At one point, the Israeli Defense Force attacked our office – the UPI office – with a phosphorus bomb. Ariel Sharon’s government later admitted that they had attacked it on purpose, because they were unhappy with UPI’s reporting. We all escaped within a fraction of a second. There was a fire in the telex room. I still have a picture of that day on my wall. We took refuge in the basement of a nearby newspaper building.
One day, I came home to my apartment. It was completely broken into by refugees from the south who had come to Beirut with nowhere to go, looking for an empty apartment. They had broken windows and doors and basically settled in my place. So I moved out.
During the siege of Beirut, nobody had water, electricity or anything for close to two months. We were all in the famous Commodore Hotel in Beirut.
Q: Did you like Lebanon?
A: I loved working in Lebanon. But I realized that it was not safe anymore to stay in Lebanon as an Iranian. I had escaped Iran to emigrate to the West anyway. I made the final choice and emigrated to the States in 1983.

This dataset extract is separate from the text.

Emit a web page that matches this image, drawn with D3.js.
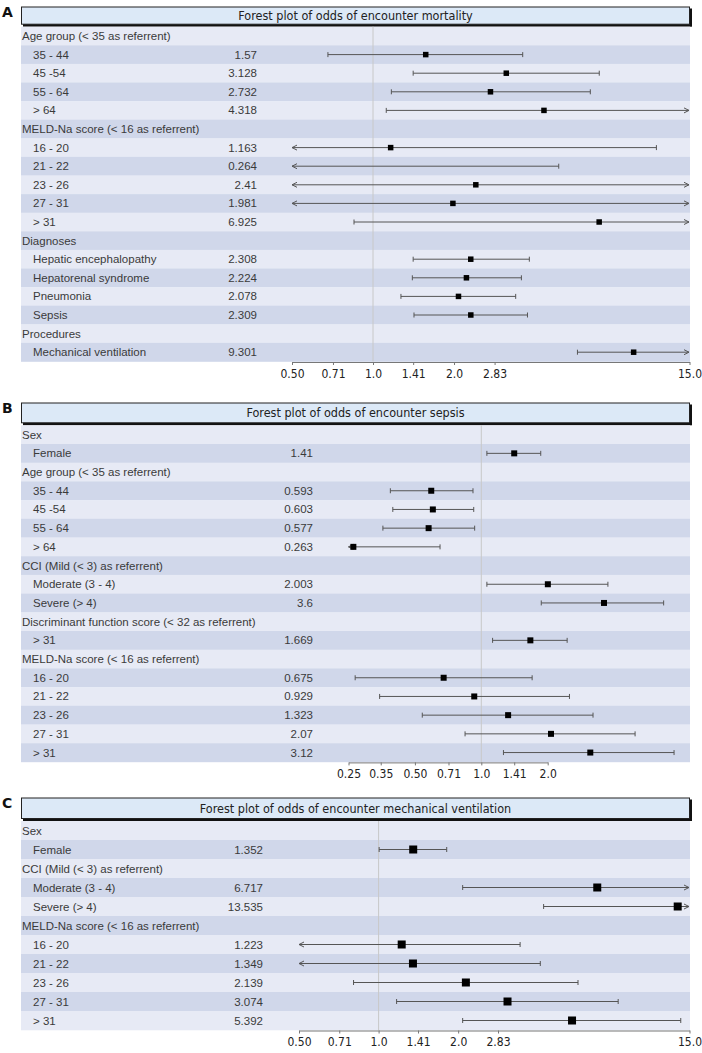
<!DOCTYPE html>
<html><head><meta charset="utf-8">
<script src="https://cdn.jsdelivr.net/npm/d3@7"></script>
<style>body{margin:0;background:#fff}svg{display:block}</style>
</head><body>
<script>
// ---------- DATA ----------
// Panel A: mortality
const aTitle = "Forest plot of odds of encounter mortality";
const aLabels = ["Age group (< 35 as referrent)","35 - 44","45 -54","55 - 64","> 64","MELD-Na score (< 16 as referrent)","16 - 20","21 - 22","23 - 26","27 - 31","> 31","Diagnoses","Hepatic encephalopathy","Hepatorenal syndrome","Pneumonia","Sepsis","Procedures","Mechanical ventilation"];
const aOR = [null,1.57,3.128,2.732,4.318,null,1.163,0.264,2.41,1.981,6.925,null,2.308,2.224,2.078,2.309,null,9.301];
const aLo = [null,0.68,1.41,1.17,1.12,null,0.3,0.2,0.3,0.3,0.85,null,1.41,1.40,1.27,1.42,null,5.75];
const aHi = [null,3.6,6.93,6.42,20,null,11.3,4.9,20,20,20,null,3.81,3.56,3.39,3.75,null,20];
const aTicks = [0.5,0.71,1.0,1.41,2.0,2.83,15.0];
const aTickLabels = ["0.50","0.71","1.0","1.41","2.0","2.83","15.0"];

// Panel B: sepsis
const bTitle = "Forest plot of odds of encounter sepsis";
const bLabels = ["Sex","Female","Age group (< 35 as referrent)","35 - 44","45 -54","55 - 64","> 64","CCI (Mild (< 3) as referrent)","Moderate (3 - 4)","Severe (> 4)","Discriminant  function  score (< 32 as referrent)","> 31","MELD-Na  score (< 16 as referrent)","16 - 20","21 - 22","23 - 26","27 - 31","> 31"];
const bOR = [null,1.41,null,0.593,0.603,0.577,0.263,null,2.003,3.6,null,1.669,null,0.675,0.929,1.323,2.07,3.12];
const bLo = [null,1.06,null,0.387,0.397,0.358,0.2,null,1.06,1.87,null,1.125,null,0.268,0.346,0.54,0.844,1.26];
const bHi = [null,1.86,null,0.917,0.924,0.933,0.65,null,3.75,6.71,null,2.45,null,1.70,2.51,3.21,4.98,7.48];
const bTicks = [0.25,0.35,0.5,0.71,1.0,1.41,2.0];
const bTickLabels = ["0.25","0.35","0.50","0.71","1.0","1.41","2.0"];

// Panel C: mechanical ventilation
const cTitle = "Forest plot of odds of encounter mechanical ventilation";
const cLabels = ["Sex","Female","CCI (Mild (< 3) as referrent)","Moderate (3 - 4)","Severe (> 4)","MELD-Na  score (< 16 as referrent)","16 - 20","21 - 22","23 - 26","27 - 31","> 31"];
const cOR = [null,1.352,null,6.717,13.535,null,1.223,1.349,2.139,3.074,5.392];
const cLo = [null,1.005,null,2.08,4.21,null,0.3,0.3,0.804,1.17,2.08];
const cHi = [null,1.81,null,20,20,null,3.43,4.09,5.68,8.06,13.9];
const cTicks = [0.5,0.71,1.0,1.41,2.0,2.83,15.0];
const cTickLabels = ["0.50","0.71","1.0","1.41","2.0","2.83","15.0"];

// ---------- LAYOUT ----------
const W = 702, H = 1053;
const svg = d3.select("body").append("svg").attr("width", W).attr("height", H);

const panels = [
  {letter:"A", title:aTitle, labels:aLabels, or:aOR, lo:aLo, hi:aHi, ticks:aTicks, tickLabels:aTickLabels,
   boxTop:6.5, rowTop:26.7, rowH:18.6, valX:257, domain:[0.5,15], range:[292,689.5], ms:5.5},
  {letter:"B", title:bTitle, labels:bLabels, or:bOR, lo:bLo, hi:bHi, ticks:bTicks, tickLabels:bTickLabels,
   boxTop:402.5, rowTop:425.3, rowH:18.7, valX:313, domain:[0.25,2.0], range:[348.5,547.7], ms:6},
  {letter:"C", title:cTitle, labels:cLabels, or:cOR, lo:cLo, hi:cHi, ticks:cTicks, tickLabels:cTickLabels,
   boxTop:797.5, rowTop:821, rowH:19.0, valX:263, domain:[0.5,15], range:[299,689.5], ms:8}
];

const left = 21, right = 690;
const light = "#e7eaf5", dark = "#d0d7ea";
const lineCol = "#555";
const condensed = "'DejaVu Sans Condensed', 'DejaVu Sans', Verdana, sans-serif";

panels.forEach(p => {
  const g = svg.append("g");
  const n = p.labels.length;
  const rowsBottom = p.rowTop + n*p.rowH;
  const x = d3.scaleLog().base(2).domain(p.domain).range(p.range);
  const plotMinX = p.range[0], plotMaxX = right - 1;

  // panel letter
  g.append("text").attr("x", 2).attr("y", p.boxTop + 10.5)
    .attr("font-family", "'DejaVu Sans', Verdana, sans-serif").attr("font-weight", "bold")
    .attr("font-size", 14).attr("fill", "#111").text(p.letter);

  // title box with shadow
  const boxH = p.rowTop - p.boxTop - 2;
  g.append("rect").attr("x", left + 2).attr("y", p.boxTop + 2).attr("width", right - left).attr("height", boxH)
    .attr("fill", "#111");
  g.append("rect").attr("x", left + 0.5).attr("y", p.boxTop + 0.5).attr("width", right - left - 1).attr("height", boxH - 1)
    .attr("fill", "#dce9f7").attr("stroke", "#222").attr("stroke-width", 1);
  g.append("text").attr("x", (left + right)/2).attr("y", p.boxTop + boxH/2 + 4.5)
    .attr("text-anchor", "middle").attr("font-family", condensed)
    .attr("font-stretch", "condensed")
    .attr("font-size", 12.5).attr("fill", "#222").text(p.title);

  // row bands
  const rows = d3.range(n);
  g.selectAll("rect.band").data(rows).join("rect")
    .attr("x", left).attr("y", i => p.rowTop + i*p.rowH)
    .attr("width", right - left).attr("height", p.rowH + 0.3)
    .attr("fill", i => i % 2 === 0 ? light : dark);

  // reference line at 1.0
  g.append("line").attr("x1", x(1)).attr("x2", x(1)).attr("y1", p.rowTop).attr("y2", rowsBottom)
    .attr("stroke", "#c8c8c8").attr("stroke-width", 1);

  // labels
  g.selectAll("text.lab").data(rows).join("text")
    .attr("x", i => p.or[i] === null ? left + 1 : left + 12)
    .attr("y", i => p.rowTop + i*p.rowH + p.rowH/2 + 4)
    .attr("font-family", "Liberation Sans, Arial, sans-serif").attr("font-size", 11.5)
    .attr("fill", "#3a3a3a").text(i => p.labels[i]);
  g.selectAll("text.val").data(rows.filter(i => p.or[i] !== null)).join("text")
    .attr("x", p.valX).attr("text-anchor", "end")
    .attr("y", i => p.rowTop + i*p.rowH + p.rowH/2 + 4)
    .attr("font-family", "Liberation Sans, Arial, sans-serif").attr("font-size", 11.5)
    .attr("fill", "#3a3a3a").text(i => String(p.or[i]));

  // CIs
  const dataRows = rows.filter(i => p.or[i] !== null);
  dataRows.forEach(i => {
    const cy = p.rowTop + i*p.rowH + p.rowH/2;
    const loOut = p.lo[i] < p.domain[0];
    const hiOut = x(p.hi[i]) > plotMaxX;
    const x1 = loOut ? plotMinX : x(p.lo[i]);
    const x2 = hiOut ? plotMaxX : x(p.hi[i]);
    g.append("line").attr("x1", x1).attr("x2", x2).attr("y1", cy).attr("y2", cy)
      .attr("stroke", lineCol).attr("stroke-width", 1);
    const cap = 2.5;
    if (loOut) {
      g.append("path").attr("d", `M${x1+5},${cy-2.5}L${x1},${cy}L${x1+5},${cy+2.5}`)
        .attr("fill", "none").attr("stroke", lineCol).attr("stroke-width", 1);
    } else {
      g.append("line").attr("x1", x1).attr("x2", x1).attr("y1", cy-cap).attr("y2", cy+cap)
        .attr("stroke", lineCol).attr("stroke-width", 1);
    }
    if (hiOut) {
      g.append("path").attr("d", `M${x2-5},${cy-2.5}L${x2},${cy}L${x2-5},${cy+2.5}`)
        .attr("fill", "none").attr("stroke", lineCol).attr("stroke-width", 1);
    } else {
      g.append("line").attr("x1", x2).attr("x2", x2).attr("y1", cy-cap).attr("y2", cy+cap)
        .attr("stroke", lineCol).attr("stroke-width", 1);
    }
    const xo = x(p.or[i]);
    if (p.or[i] >= p.domain[0] * 0.98) {
      g.append("rect").attr("x", xo - p.ms/2).attr("y", cy - p.ms/2)
        .attr("width", p.ms).attr("height", p.ms).attr("fill", "#000");
    }
  });

  // axis
  const axis = d3.axisBottom(x).tickValues(p.ticks)
    .tickFormat((d, k) => p.tickLabels[k]).tickSize(3).tickSizeOuter(0);
  const ag = g.append("g").attr("transform", `translate(0,${rowsBottom + 0.5})`).call(axis);
  ag.select(".domain").attr("stroke", "#777");
  ag.selectAll(".tick line").attr("stroke", "#777");
  ag.selectAll(".tick text").attr("font-family", condensed).attr("font-stretch", "condensed")
    .attr("font-size", 12).attr("fill", "#222").attr("dy", "0.8em");
});
</script>
</body></html>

My first base was Chicago, because my UPI bureau chief at the time and his wife – who had kindly and informally sponsored me – had moved from Beirut to Chicago. I went to stay with them. I did odds and ends work for a few months. Then, eventually, the journalist Jonathan Randall, a father figure to me, found me a job at the Washington Post in Washington.
I worked on the foreign desk, a combination of administrative work but also writing a fair number of articles. I worked there for four years. I went to Lebanon briefly again for UPI, then freelanced for a bit.
My last active journalism work was when I worked for Radio Free Europe, Radio Liberty and Radio Farda and ended up covering the U.S.-led invasion of invasion in 2003.
Q: Why did you give up journalism?
A: Because journalism changed. Very few organizations were maintaining and supporting foreign correspondents. They were closing down bureaus, firing people. For someone who was and is interested in international affairs, I saw my opportunities as being not very good and probably getting worse.
Q: When did you go to Afghanistan?
A: While I was still working with RFE. The Afghan government was looking for a communications advisor for its minister of commerce — to help set up a communications office. I had a temporary contract for a couple of months in 2004, the first time I lived in Afghanistan.
I subsequently lived in Kabul again in 2009-10, working for USAID, and was also part of the U.S. Embassy’s Strategic Communications Unit.
Q: You taught as well.
A: I taught seven years as associate professor of journalism and communications in Dubai and in Kazakhstan. When I was still a reporter, I lived for five and a half years in Cairo. For three of those years I was a lecturer at the American University in Cairo.
Q: You seem to have strong feelings for Afghanistan.
A: I genuinely love Afghanistan and the Afghan people. I have worked in probably close to 40 countries around the world. I find Afghans among the nicest.
I would be more than happy to go back if the opportunity arises.
Q: Wouldn’t that be dangerous?
A: I’ve seen my fair share of danger. If it happens, it happens.
In the last few years, I’ve been working as a communications person for U.N. organizations and international organizations. My last position was chief of communications and public affairs for the special tribunal for Lebanon which was in the Hague. It was set up by the U.N. and the government of the Hague to investigate the Hariri assassination.
Before that I was in Yemen with the International Organization for Migration. I also worked with U.N. peacekeeping on Liberia and south Sudan.
Q: Will your future books be about the Middle East?
A: Not necessarily. It would be a bit lazy as a writer to keep falling back on things that you know. I would like to see if I can challenge myself into things that I don’t really know. I don’t take shame in using experiences or places as ideas, but I don’t think it would be right as a writer to keep falling back on the Middle East all the time.
Q: You have real talent as a storyteller.
A: I do realize that I have storytelling capacity – simply because I have stories. I’m not the owner of the stories.
One of the reasons I hope readers will like the book is because they can identify with it — because it’s part of our daily life. If fiction is completely fictitious, with no relevance to anything around us, that would be less attractive.